Numerous systems use this idea: Debezium, LinkedIn's Databus, Facebook's Wormhole, Yahoo! 's Sherpa, Mongoriver, Oracle's GoldenGate, and many more.
While the log-based CDC is the most efficient way to implement CDC, there are other ways you can implement it. Here are two different methods for implementing CDC:
Trigger-based. You have probably heard of database triggers. Database triggers can be used to implement change data capture. We do this by registering triggers that observe all changes to data tables and add corresponding entries to a changelog table. The upside of this approach is that most databases support triggers, and they are widely used. However, they tend to be fragile and have significant performance overheads. Furthermore, it requires changes to the source database schema.
Timestamp-based. We can add a column to the schema of tables that reflects the time of the most recent change. This column can be called modified, updated, etc. The other systems can query this field and get the records updated since the last execution time. The timestamp-based approach is simple to use and implement, but we can only process soft deletes and not DELETE operations. And it adds computational overhead to the source system since the other system has to filter the table to get the last updated values.
Pros of CDC
Timeliness: Changes are captured and replicated in real time, ensuring up-to-date data across systems.
Reduced Load: CDC reduces the need for bulk data load operations, minimizing the impact on source systems.
Flexibility: It can be implemented with various databases and integrates well with modern data architectures.
Cons of CDC
Complexity: Setting up and maintaining CDC can be complex, especially in heterogeneous database environments.
Resource Intensive: Requires additional resources for monitoring and replicating changes.
Potential for Data Loss: If the CDC system fails, changes made during the downtime might not be captured.

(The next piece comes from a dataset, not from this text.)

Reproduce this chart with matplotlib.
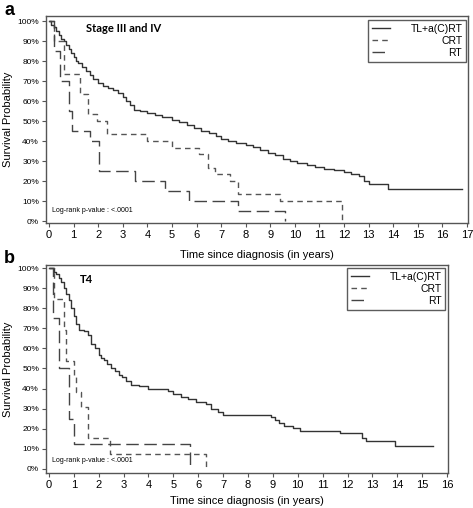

Database synchronization in today's multi-system environments is not just a technical necessity but a strategic imperative. That's why understanding database synchronization matters. Change Data Capture (CDC) emerges as a robust solution, offering real-time data replication, integration adaptability, and cloud migration support. While CDC presents its own set of challenges, including complexity and resource demands, its advantages in maintaining data consistency, performance optimization, and supporting scalable architectures are undeniable. As organizations continue to evolve and their data ecosystems become increasingly complex, the role of the CDC in ensuring seamless, accurate, and efficient data synchronization will only grow in importance. This makes understanding and implementing CDC a matter of operational efficiency and a cornerstone of successful digital transformation.